The Deconstruction of Reinforcement Learning in Human Substance Use Disorder
Individuals diagnosed with substance use disorder (SUD) often behave in ways detrimental to their own interest and well-being. The mechanisms behind such maladaptive behaviour in human SUD remain unclear, but can be explained by disruptions to reinforcement learning processes that under normal circumstances shape behaviour adaptively. This perspective has led to two different, but not mutually exclusive, hypotheses: (1) reinforcement learning is impaired in drug-addicted individuals, as they are unable to learn from the consequences of their actions, and (2) learned behaviour in drug-addicted individuals reflects an imbalance between two regulatory systems: the goal-directed and the habit system. Recently, trial-by-trial computational modelling lends itself as a promising tool to deconstruct latent cognitive processes that underpin learning, which can provide mechanistic insights into these impairments. Thus, with multiple learning paradigms, the objectives of this thesis are two-fold: (1) to characterise the cognitive profile related to impaired reinforcement learning and its supporting processes in SUD with computational modelling; (2) to clarify the relationship between impaired reinforcement learning and habit learning in SUD.
The first part of the thesis describes the computational analyses of task performance in probabilistic reinforcement learning. These analyses identified in two independent cohorts of stimulant-addicted individuals a selectively reduced learning rate from punishment, suggesting that their behaviour may be less amenable to negative feedback. In one of these cohorts, participants underwent pharmacological manipulations with dopamine D2/3 receptor agents, which found that both dopamine D2/3 receptor antagonist (400mg amisulpride) and agonist (0.5 mg pramipexole) differentially modulated behaviour in stimulant-addicted individuals: while both dopamine agents impaired performance in control participants, they ameliorated learning from negative feedback in stimulant-addicted individuals – confirming the link between aberrant learning and dopamine dysfunction in SUD. Next, I investigated the integrity of declarative and non-declarative memory systems in cocaine use disorder patients with a category learning task, as these systems are thought to complement reinforcement learning. I found that cocaine use disorder patients showed clear deficits in both declarative and non-declarative memory. Analyses of their response strategies revealed that these patients were more likely than control participants to adopt a simple but suboptimal memorisation strategy during learning, as opposed to a more complex integrative strategy, which supports the notion of an aberrant engagement of memory systems during reinforcement learning.

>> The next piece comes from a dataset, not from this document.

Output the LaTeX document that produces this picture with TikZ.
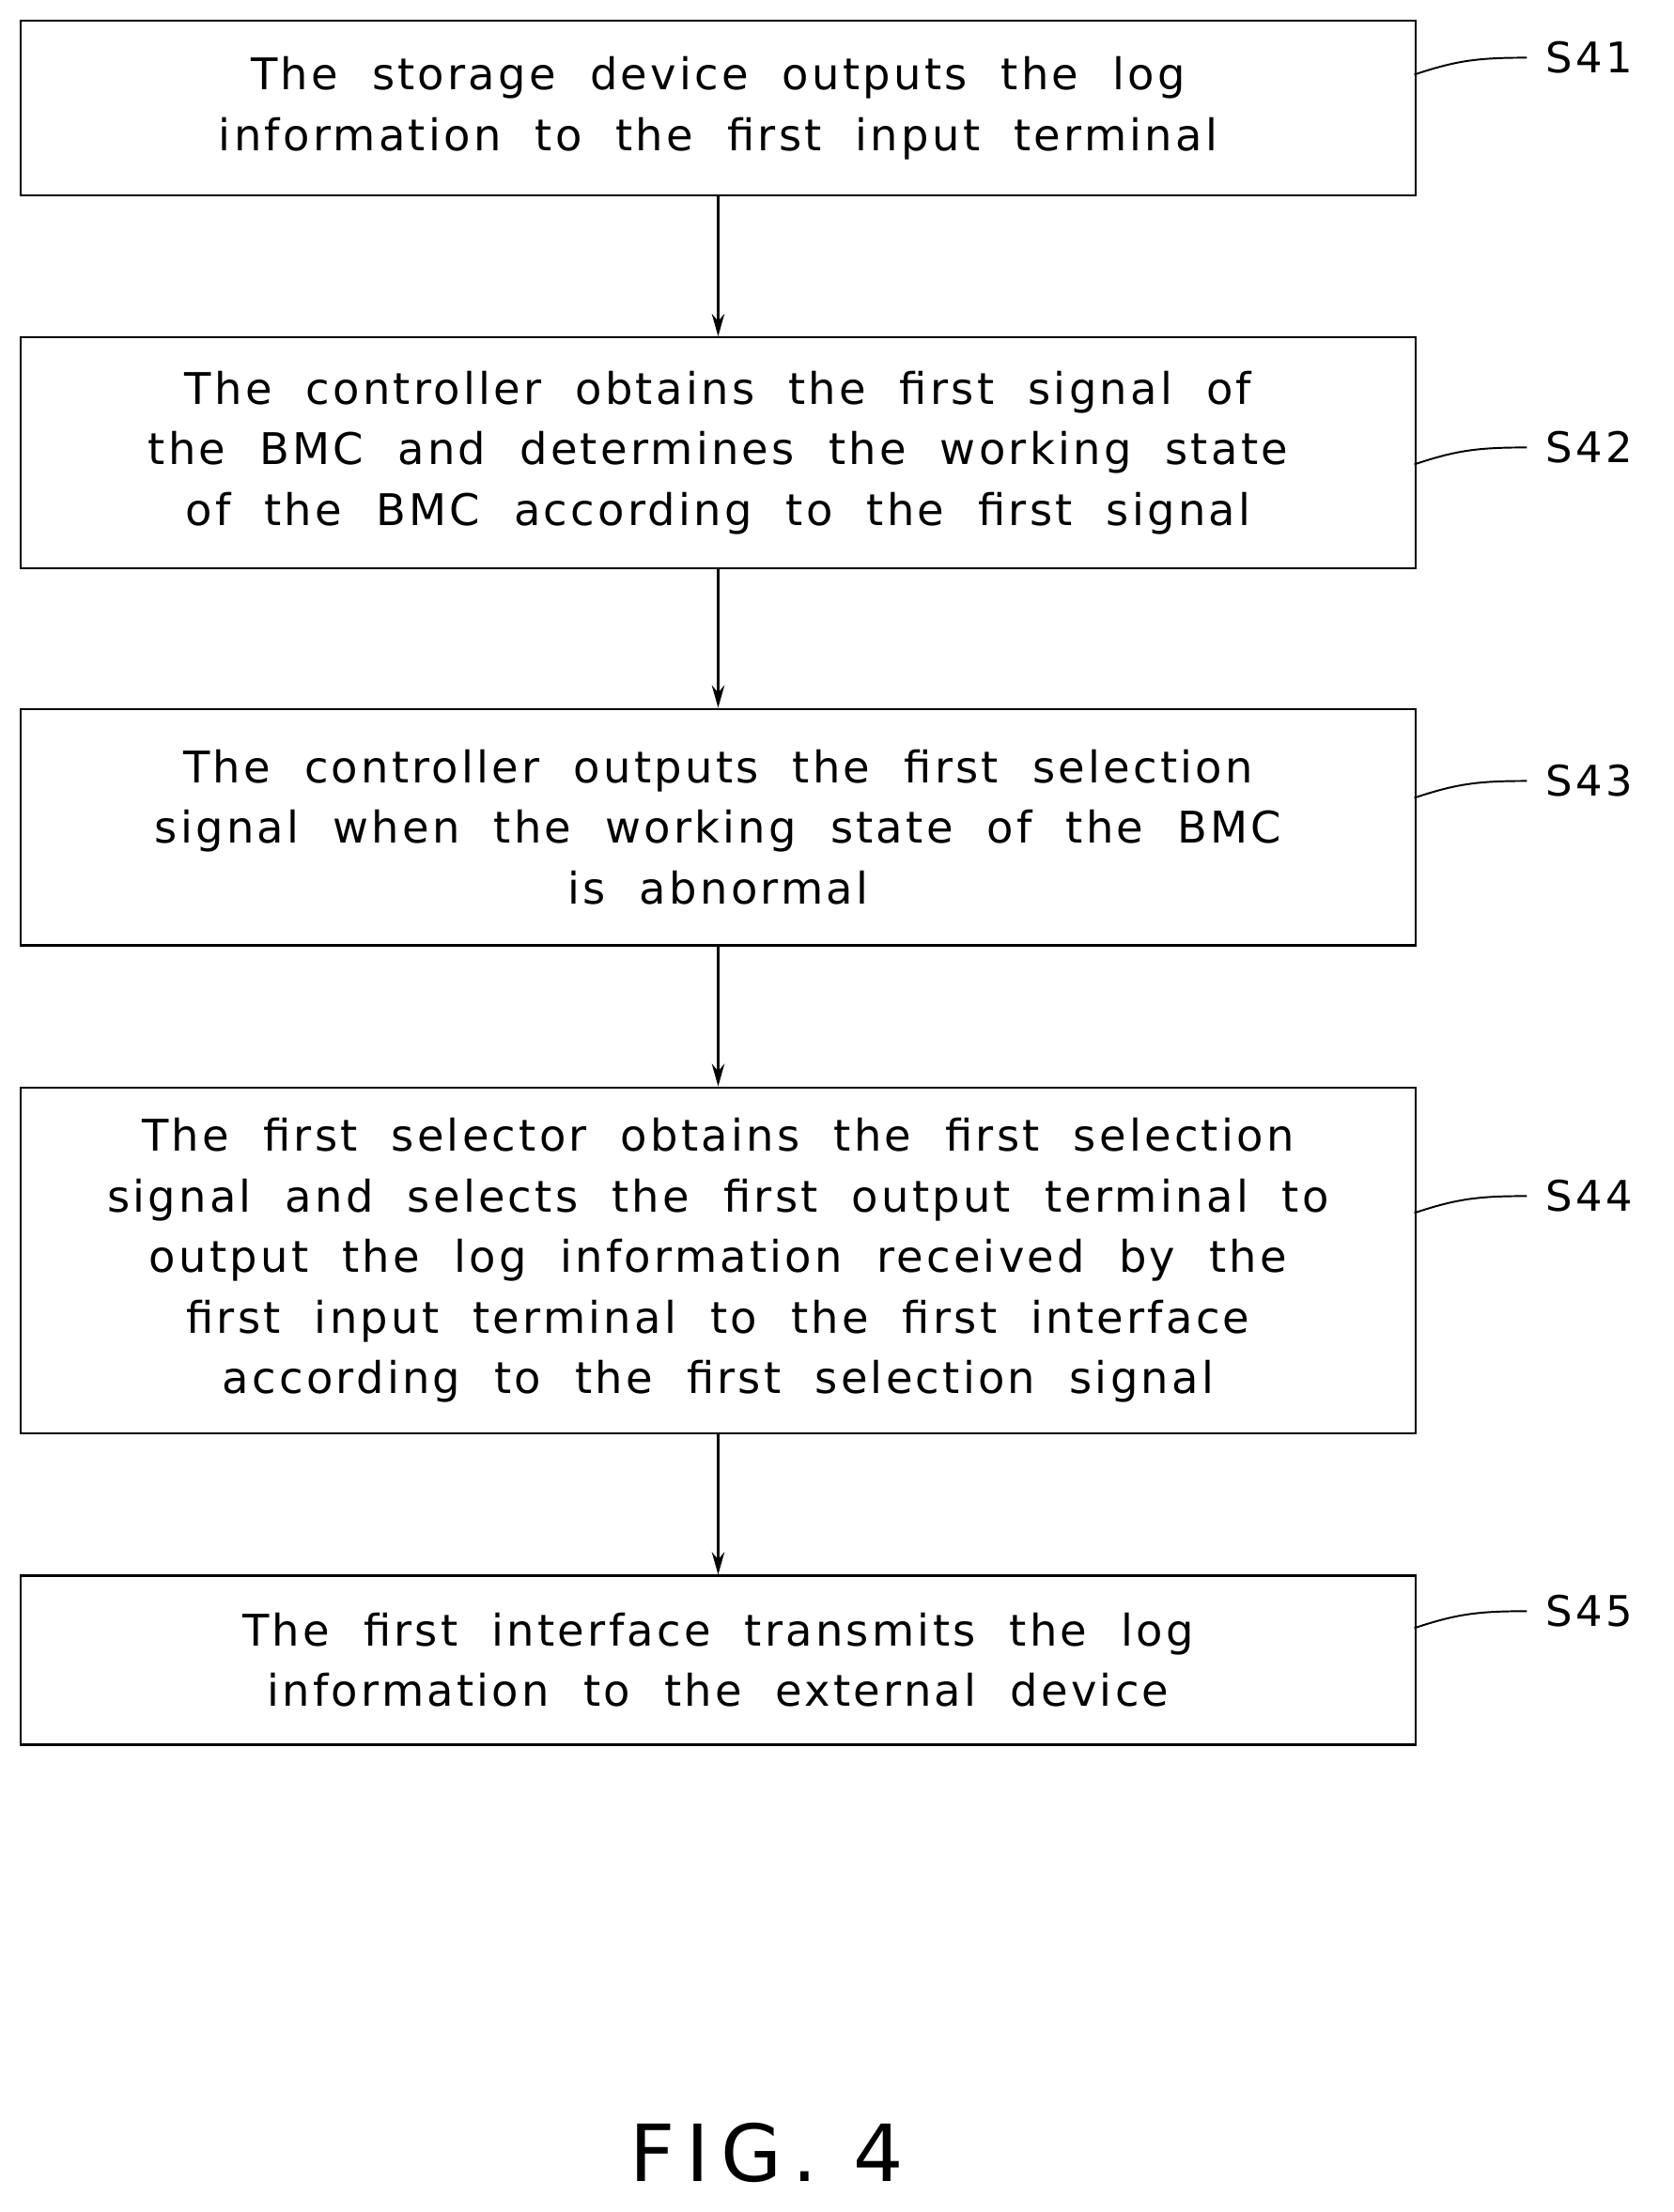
\documentclass[tikz,border=0pt]{standalone}
\usetikzlibrary{arrows.meta}
\usepackage{fontspec}
\setmainfont{DejaVu Sans}[LetterSpace=7,WordSpace=2.0]
\newfontfamily\figfont{DejaVu Sans}[LetterSpace=14]
\begin{document}
\begin{tikzpicture}[x=1pt,y=-1pt,
  box/.style={draw,line width=1.6pt,inner sep=0pt},
  txt/.style={align=center,font=\fontsize{31}{43}\selectfont},
  arr/.style={-{Stealth[length=16pt,width=9pt]},line width=1.5pt},
  lab/.style={font=\fontsize{30}{32}\selectfont,anchor=west},
  lead/.style={line width=1.3pt}]
\useasboundingbox (0,0) rectangle (1189,1572);
\newcommand{\step}[5]{%
  \node[box,minimum width=991pt,minimum height=#3pt,anchor=north west] (b#1) at (14,#2) {};
  \node[txt] (t#1) at (b#1.center) {#4};
  \coordinate (e#1) at (1005,#5+12);
  \coordinate (k#1) at (1085,#5);
  \draw[lead] (e#1) .. controls (1035,#5+2) and (1050,#5) .. (k#1);
  \node[lab] (l#1) at (1095,#5) {S4#1};}
\step{1}{14}{124}{The storage device outputs the log\\information to the first input terminal}{41}
\step{2}{239}{164}{The controller obtains the first signal of\\the BMC and determines the working state\\of the BMC according to the first signal}{318}
\step{3}{503}{168}{The controller outputs the first selection\\signal when the working state of the BMC\\is abnormal}{555}
\step{4}{772}{246}{The first selector obtains the first selection\\signal and selects the first output terminal to\\output the log information received by the\\first input terminal to the first interface\\according to the first selection signal}{850}
\step{5}{1119}{120}{The first interface transmits the log\\information to the external device}{1145}
\foreach \a/\b in {1/2,2/3,3/4,4/5} \draw[arr] (b\a.south) -- (b\b.north);
\node[font=\fontsize{56}{60}\selectfont\figfont] (fig) at (545,1530) {FIG. 4};
\end{tikzpicture}
\end{document}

Given that SUD is associated with enhanced habit formation, I then tested the hypothesis that reinforcement learning impairments exacerbate subsequent habit formation in cocaine use disorder, by reanalysing prior data on an appetitive instrumental learning task with computational methods. Contrary to the hypothesis, I found that impaired reinforcement learning in cocaine use disorder, in the form of a reduced learning rate, is insufficient to account for enhanced habit formation in these patients, suggesting other modulatory factors at play. I subsequently addressed the question of whether patients with cocaine use disorder have insight into their behavioural tendencies by using self-report questionnaires. These data revealed evidence for a predilection for automatic habits and reduced goal-directed actions in their daily lives. Finally, I expanded my work by measuring instrumental learning in a community sample of individuals recruited online who consume alcohol hazardously (as measured with the Alcohol Use Disorder Identification Test questionnaire) – but not formally diagnosed with alcohol use disorder. I tested this with a novel task paradigm which measures goal-directed and habitual responses in a conflict situation, but did not find any evidence for an impaired goal-directed or augmented habitual control associated with harmful alcohol use.
Jointly, the study of reinforcement learning with multiple paradigms refined our understanding of maladaptive behaviours in severe SUD, which may be characterised by the attenuated effects of negative feedback on behaviour, as well as aberrant non-declarative and declarative memory systems. Impaired reinforcement learning, however, cannot fully account for habit predominance associated with SUD. Instead, this predominance might be modulated differentially by different drugs of abuse, drug use severity and individual differences in habitual tendencies.